GeoFill: Reference-Based Image Inpainting with Better Geometric Understanding
This improves reference-based image inpainting for scenarios with freely moving cameras, addressing a domain-specific problem with incremental advancements over prior work.
The paper tackles the challenge of precisely placing pixels from a reference image into a hole region for image inpainting by focusing on 3D geometry understanding, achieving state-of-the-art performance on RealEstate10K and MannequinChallenge datasets with large baselines and complex camera motions.

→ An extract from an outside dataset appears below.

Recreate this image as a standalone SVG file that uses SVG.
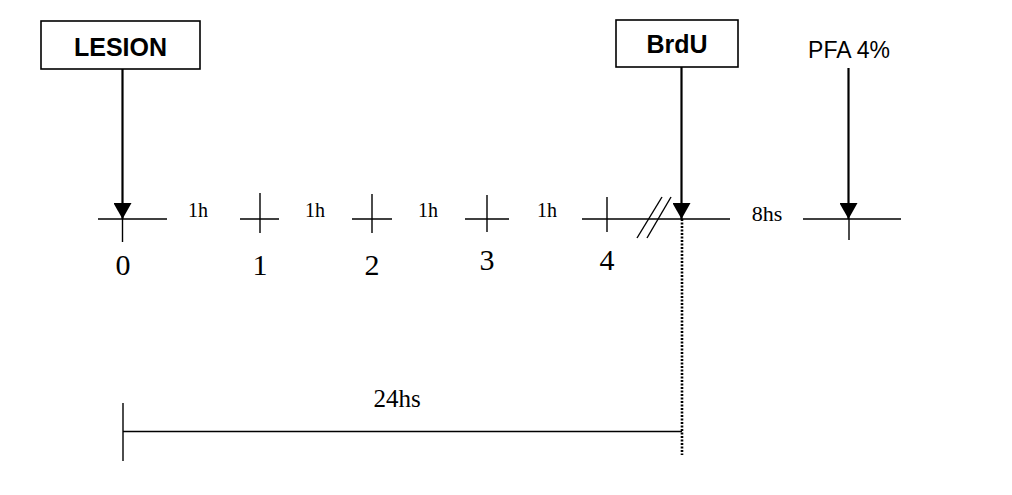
<svg xmlns="http://www.w3.org/2000/svg" width="1012" height="495" viewBox="0 0 1012 495">
<style>
.box{fill:#fff;stroke:#000;stroke-width:1.6}
.lbl{font-family:"Liberation Sans",Arial,sans-serif;font-weight:bold;font-size:25px;text-anchor:middle;fill:#000}
.pfa{font-family:"Liberation Sans",Arial,sans-serif;font-size:23px;text-anchor:middle;fill:#000}
.ser{font-family:"Liberation Serif","Times New Roman",serif;text-anchor:middle;fill:#000}
.ax{stroke:#000;stroke-width:1.4;fill:none}
.arr{stroke:#000;stroke-width:2.2;fill:none}
</style>
<defs>
<marker id="ah" markerUnits="userSpaceOnUse" markerWidth="17" markerHeight="18" refX="16" refY="9" orient="auto" viewBox="0 0 17 18">
<path d="M0,0 L16,9 L0,18 Z" fill="#000"/>
</marker>
</defs>
<rect width="1012" height="495" fill="#fff"/>
<g id="node-lesion">
<rect class="box" x="41" y="21" width="159" height="48"/>
<text class="lbl" x="120.5" y="56" font-size="26">LESION</text>
</g>
<g id="node-brdu">
<rect class="box" x="616" y="20" width="122" height="47"/>
<text class="lbl" x="677" y="53">BrdU</text>
</g>
<g id="node-pfa">
<text class="pfa" x="849" y="58">PFA 4%</text>
</g>
<g id="timeline">
<line class="ax" x1="98" y1="219" x2="167" y2="219"/>
<line class="ax" x1="122.5" y1="219" x2="122.5" y2="242"/>
<line class="ax" x1="240" y1="219" x2="279" y2="219"/>
<line class="ax" x1="260" y1="193" x2="260" y2="233"/>
<line class="ax" x1="352" y1="219" x2="392" y2="219"/>
<line class="ax" x1="372" y1="194" x2="372" y2="233"/>
<line class="ax" x1="465" y1="219" x2="509" y2="219"/>
<line class="ax" x1="487" y1="195" x2="487" y2="232"/>
<line class="ax" x1="582" y1="219" x2="730" y2="219"/>
<line class="ax" x1="607" y1="197" x2="607" y2="232"/>
<line class="ax" x1="637" y1="238" x2="662" y2="197"/>
<line class="ax" x1="647" y1="238" x2="671" y2="197"/>
<line class="ax" x1="803" y1="219" x2="901" y2="219"/>
<line class="ax" x1="849" y1="219" x2="849" y2="240"/>
<text class="ser" x="198" y="217" font-size="20">1h</text>
<text class="ser" x="315" y="217" font-size="20">1h</text>
<text class="ser" x="428" y="217" font-size="20">1h</text>
<text class="ser" x="547" y="217" font-size="20">1h</text>
<text class="ser" x="767" y="221" font-size="22">8hs</text>
<text class="ser" x="123" y="275" font-size="30">0</text>
<text class="ser" x="260" y="275" font-size="30">1</text>
<text class="ser" x="372" y="275" font-size="30">2</text>
<text class="ser" x="487" y="270" font-size="30">3</text>
<text class="ser" x="607" y="270" font-size="30">4</text>
</g>
<g id="connectors">
<line class="arr" x1="122.5" y1="69" x2="122.5" y2="219" marker-end="url(#ah)"/>
<line class="arr" x1="681.5" y1="67" x2="681.5" y2="219" marker-end="url(#ah)"/>
<line class="arr" x1="848.5" y1="68" x2="848.5" y2="219" marker-end="url(#ah)"/>
<line x1="682" y1="219" x2="682" y2="455" stroke="#000" stroke-width="2.6" stroke-dasharray="2 1.5"/>
</g>
<g id="span-24hs">
<line class="ax" x1="123" y1="403" x2="123" y2="461"/>
<line class="ax" x1="123" y1="431.5" x2="682" y2="431.5"/>
<text class="ser" x="397" y="407" font-size="25">24hs</text>
</g>
</svg>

Reference-guided image inpainting restores image pixels by leveraging the content from another single reference image. The primary challenge is how to precisely place the pixels from the reference image into the hole region. Therefore, understanding the 3D geometry that relates pixels between two views is a crucial step towards building a better model. Given the complexity of handling various types of reference images, we focus on the scenario where the images are captured by freely moving the same camera around. Compared to the previous work, we propose a principled approach that does not make heuristic assumptions about the planarity of the scene. We leverage a monocular depth estimate and predict relative pose between cameras, then align the reference image to the target by a differentiable 3D reprojection and a joint optimization of relative pose and depth map scale and offset. Our approach achieves state-of-the-art performance on both RealEstate10K and MannequinChallenge dataset with large baselines, complex geometry and extreme camera motions. We experimentally verify our approach is also better at handling large holes.